DIRECTIONS ▸
Skip the pictures, please, and write out exactly the lines from the opening of the data through the line containing "const chart = echarts.init(document.getElementById('chart'));".

GIVEN DATA ▸
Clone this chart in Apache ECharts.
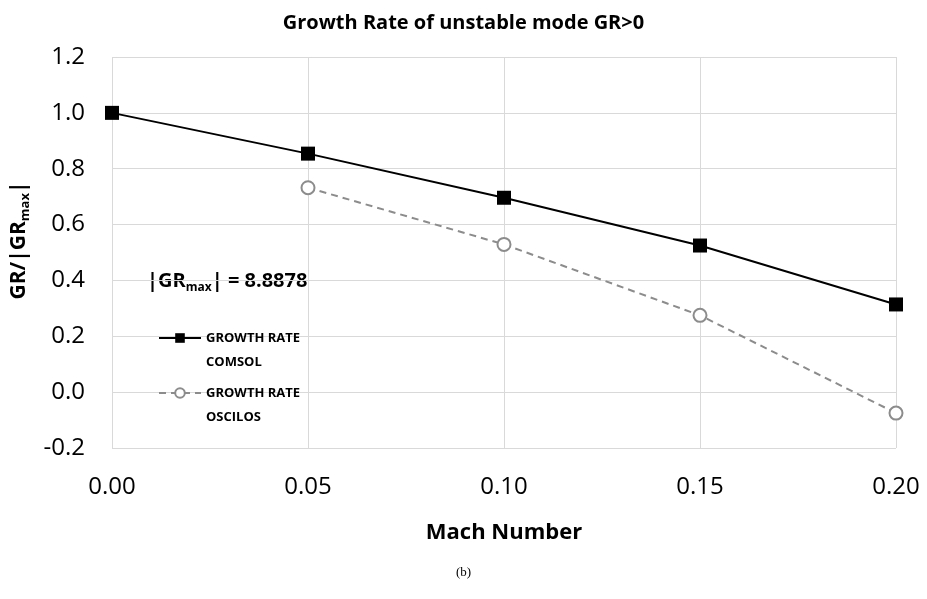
<!DOCTYPE html>
<html>
<head>
<meta charset="utf-8">
<script src="https://cdn.jsdelivr.net/npm/echarts@6/dist/echarts.min.js"></script>
<style>
  html, body { margin: 0; padding: 0; background: #fff; }
  #chart { width: 927px; height: 599px; }
</style>
</head>
<body>
<div id="chart"></div>
<script>
// 数据
const machNumbers = [0.00, 0.05, 0.10, 0.15, 0.20];
const comsolRate = [1.0, 0.854, 0.696, 0.525, 0.314];
const oscilosMach = [0.05, 0.10, 0.15, 0.20];
const oscilosRate = [0.732, 0.529, 0.275, -0.075];
const seriesNames = ['GROWTH RATE\nCOMSOL', 'GROWTH RATE\nOSCILOS'];
const grMax = '8.8878';

const font = '"Open Sans", "Liberation Sans", sans-serif';
const chart = echarts.init(document.getElementById('chart'));

chart.setOption({
  animation: false,
  title: {
    text: 'Growth Rate of unstable mode GR>0',
    left: 'center',
    top: 8,
    textStyle: { fontFamily: font, fontSize: 20, fontWeight: 'bold', color: '#000' }
  },
  grid: { left: 112, right: 31, top: 57, bottom: 151 },
  legend: {
    orient: 'vertical',
    left: 158,
    top: 302,
    padding: 0,
    itemWidth: 42,
    itemHeight: 12,
    itemGap: -17,
    data: seriesNames,
    // 空行放前面，让图标对齐第一行文字
    formatter: name => '\n' + name,
    textStyle: {
      fontFamily: font, fontSize: 13, fontWeight: 'bold', color: '#000',
      lineHeight: 24
    }
  },
  graphic: [{
    type: 'text',
    left: 147,
    top: 271,
    style: {
      text: '{a||GR}{s|max}{a|| = ' + grMax + '}',
      rich: {
        a: { fontFamily: font, fontSize: 20, fontWeight: 'bold', fill: '#000' },
        s: { fontFamily: font, fontSize: 12, fontWeight: 'bold', fill: '#000', padding: [13, 0, 0, 0] }
      }
    }
  }, {
    type: 'text',
    left: 'center',
    top: 566,
    style: { text: '(b)', fontFamily: '"Liberation Serif", serif', fontSize: 13, fill: '#000' }
  }],
  xAxis: {
    type: 'value',
    min: 0,
    max: 0.2,
    interval: 0.05,
    name: 'Mach Number',
    nameLocation: 'middle',
    nameGap: 74,
    nameTextStyle: { fontFamily: font, fontSize: 22, fontWeight: 'bold', color: '#000' },
    axisLine: { show: false },
    axisTick: { show: false },
    axisLabel: {
      fontFamily: font, fontSize: 24, color: '#000', margin: 27,
      formatter: v => v.toFixed(2)
    },
    splitLine: { show: true, lineStyle: { color: '#d9d9d9', width: 1 } }
  },
  yAxis: {
    type: 'value',
    min: -0.2,
    max: 1.2,
    interval: 0.2,
    name: '{a|GR/|GR}{s|max}{a||}',
    nameLocation: 'middle',
    nameGap: 80,
    nameRotate: 90,
    nameTextStyle: {
      padding: [0, 0, 0, 24],
      rich: {
        a: { fontFamily: font, fontSize: 21, fontWeight: 'bold', color: '#000' },
        s: { fontFamily: font, fontSize: 13, fontWeight: 'bold', color: '#000', padding: [12, 0, 0, 0] }
      }
    },
    axisLine: { show: false },
    axisTick: { show: false },
    axisLabel: {
      fontFamily: font, fontSize: 24, color: '#000', margin: 27,
      formatter: v => v.toFixed(1)
    },
    splitLine: { show: true, lineStyle: { color: '#d9d9d9', width: 1 } }
  },
  series: [
    {
      name: seriesNames[0],
      type: 'line',
      data: machNumbers.map((m, i) => [m, comsolRate[i]]),
      symbol: 'rect',
      symbolSize: 14,
      itemStyle: { color: '#000' },
      lineStyle: { color: '#000', width: 2 }
    },
    {
      name: seriesNames[1],
      type: 'line',
      data: oscilosMach.map((m, i) => [m, oscilosRate[i]]),
      symbol: 'emptyCircle',
      symbolSize: 13,
      itemStyle: { color: '#8c8c8c', borderColor: '#8c8c8c', borderWidth: 3 },
      lineStyle: { color: '#8c8c8c', width: 2, type: [7, 5] }
    }
  ]
});
</script>
</body>
</html>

EXERCISE RESULT ▸
Clone this chart in Apache ECharts.
<!DOCTYPE html>
<html>
<head>
<meta charset="utf-8">
<script src="https://cdn.jsdelivr.net/npm/echarts@6/dist/echarts.min.js"></script>
<style>
  html, body { margin: 0; padding: 0; background: #fff; }
  #chart { width: 927px; height: 599px; }
</style>
</head>
<body>
<div id="chart"></div>
<script>
// 数据
const machNumbers = [0.00, 0.05, 0.10, 0.15, 0.20];
const comsolRate = [1.0, 0.854, 0.696, 0.525, 0.314];
const oscilosMach = [0.05, 0.10, 0.15, 0.20];
const oscilosRate = [0.732, 0.529, 0.275, -0.075];
const seriesNames = ['GROWTH RATE\nCOMSOL', 'GROWTH RATE\nOSCILOS'];
const grMax = '8.8878';

const font = '"Open Sans", "Liberation Sans", sans-serif';
const chart = echarts.init(document.getElementById('chart'));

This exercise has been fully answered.